Following years of broken treaty promises and the Dakota War of 1862, which resulted in the mass execution of 38 Dakota men, Dakota people were imprisoned and exterminated from the state. Approximately 1,700 elderly individuals, women and children were force marched and interned in a concentration camp at Fort Snelling over the winter of 1862-63 where many, including Mahpiya Wicasta, died. The following spring, survivors were loaded onto a steamboat and sent to Crow Creek in South Dakota.

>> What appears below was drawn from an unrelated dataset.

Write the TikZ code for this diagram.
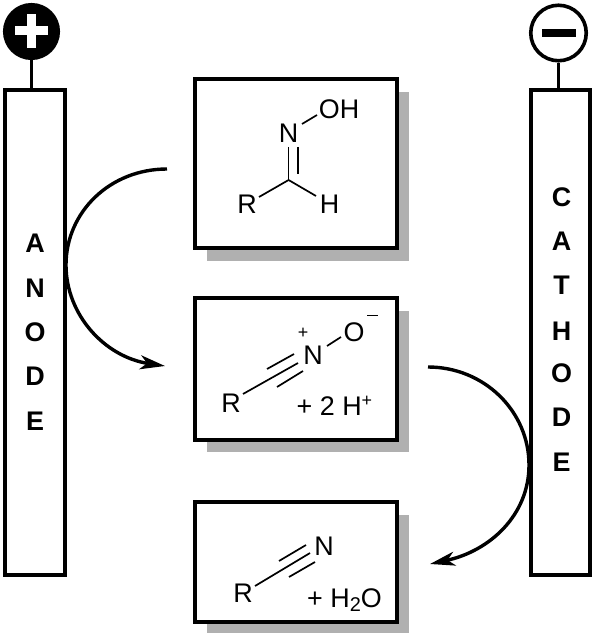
\documentclass[tikz,border=0pt]{standalone}
\usepackage{fontspec}
\setmainfont{Liberation Sans}
\usetikzlibrary{arrows.meta}
\tikzset{
  panel/.style={draw=black,line width=3.6bp,fill=white,inner sep=0pt},
  shadowbox/.style={fill=black!31,draw=none},
  electrode/.style={draw=black,line width=3.6bp,fill=white},
  chem/.style={inner sep=0pt,font=\fontsize{27}{27}\selectfont},
  elabel/.style={inner sep=0pt,font=\fontsize{27}{27}\selectfont\bfseries},
  bond/.style={line width=1.7bp},
  stem/.style={line width=3.6bp},
  flow/.style={line width=3.4bp,-{Stealth[length=25bp,width=14bp,inset=7bp]}}
}
\begin{document}
\begin{tikzpicture}[x=1bp,y=-1bp]
\useasboundingbox (0,0) rectangle (595,636);
% shadows and boxes
\fill[shadowbox] (207,92) rectangle (409,261);
\fill[shadowbox] (207,311) rectangle (409,452);
\fill[shadowbox] (207,515) rectangle (409,633);
\draw[panel] (195,79) rectangle (397,248);
\draw[panel] (195,298) rectangle (397,440);
\draw[panel] (195,502) rectangle (397,622);
% electrodes
\draw[electrode] (5,90) rectangle (65,575);
\draw[electrode] (531,90) rectangle (590,575);
\node[circle,fill=black,draw=black,line width=3.6bp,minimum size=53.5bp,inner sep=0pt] (plus) at (31.5,31.5) {};
\node[circle,fill=white,draw=black,line width=3.6bp,minimum size=55.5bp,inner sep=0pt] (minus) at (558.5,33) {};
\draw[stem] (plus.south) -- (31.5,90);
\draw[stem] (minus.south) -- (558.5,90);
\fill[white] (27,14) rectangle (36,48);
\fill[white] (15,26) rectangle (48,35);
\fill[black] (542,29) rectangle (576,37);
% electrode letters
\foreach \c/\y in {A/243,N/288,O/332,D/376,E/421}{\node[elabel] at (35,\y) {\c};}
\foreach \c/\y in {C/197,A/241,T/285,H/331,O/373,D/417,E/462}{\node[elabel] at (561.5,\y) {\c};}
% molecule 1
\node[chem] (oh) at (339,109.5) {OH};
\node[chem] (n1) at (288.5,133) {N};
\node[chem] (r1) at (247,204.5) {R};
\node[chem] (h1) at (329.5,204.5) {H};
\coordinate (c1) at (288.6,180);
\draw[bond] (288.6,147) -- (c1);
\draw[bond] (298,147) -- (298,174);
\draw[bond] (c1) -- (259,197);
\draw[bond] (c1) -- (316,196);
\draw[bond] (302,124) -- (317,115);
% molecule 2
\node[chem] (r2) at (231,403) {R};
\node[chem] (n2) at (313,355) {N};
\node[chem] (o2) at (354,332) {O};
\node[inner sep=0pt,font=\fontsize{18}{18}\selectfont] (np) at (303,333) {+};
\draw[line width=1.7bp] (367,315.5) -- (378,315.5);
\node[chem,anchor=base west] (hp) at (296.5,415) {+ 2 H\raisebox{9pt}{\fontsize{18}{18}\selectfont +}};
\draw[bond] (243,394) -- (298,363);
\draw[bond] (267,369) -- (294,354);
\draw[bond] (277,387) -- (303,371);
\draw[bond] (327,346) -- (341,337);
% molecule 3
\node[chem] (r3) at (243,593) {R};
\node[chem] (n3) at (324,546) {N};
\node[chem,anchor=base west] (w3) at (307,607) {+ H\raisebox{-5pt}{\fontsize{20}{20}\selectfont 2}O};
\draw[bond] (255,586) -- (310,553);
\draw[bond] (279,561) -- (306,545);
\draw[bond] (289,577) -- (315,562);
% arrows
\coordinate (a1) at (167,169);
\coordinate (a2) at (165,366);
\coordinate (b1) at (428,367);
\coordinate (b2) at (430,564);
\draw[flow] (a1) .. controls (110,169) and (66,212) .. (66,265) .. controls (66,315) and (105,357) .. (a2);
\draw[flow] (b1) .. controls (484,367) and (529,411) .. (529,465) .. controls (529,515) and (490,551) .. (b2);
\end{tikzpicture}
\end{document}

The effects of the forced expulsion of the Dakota people from Minnesota after 1862, and subsequent historical trauma of the unacknowledged genocide are still deeply felt today. Dakota visiting the Chain of Lakes area have expressed that they do not feel welcome because there is little recognition or expression of their history or their deep ancestral connection to this place. For more than a century the only acknowledgment within the Chain of Lakes Regional Park of Native American history or of the Dakota inhabitation of the area has been a small plaque on a boulder on the south side of Bde Maka Ska near a cedar tree.

John C. Calhoun

The very name Lake Calhoun has been particularly onerous to many residents in the Twin Cities, because of former vice president and United States senator John C. Calhoun’s legacy. Calhoun was a staunch defender and advocate for slavery, asserting in an 1837 senate speech that slavery was a necessary and “positive good.” He was also active in advocating for Indian removal policy as secretary of war, stating that the resettlement of thousands of eastern and southern tribes would help solve the “Indian problem.”

Calhoun wrote the first draft of the Indian Removal Act of 1830, which passed into law under President Andrew Jackson, and led to the forced removal of thousands of indigenous peoples from their homelands (such as the Cherokee Trail of Tears). Calhoun also created the Bureau of Indian Affairs within the War Department during an era when the indigenous peoples of this land were seen as obstacles to American expansion.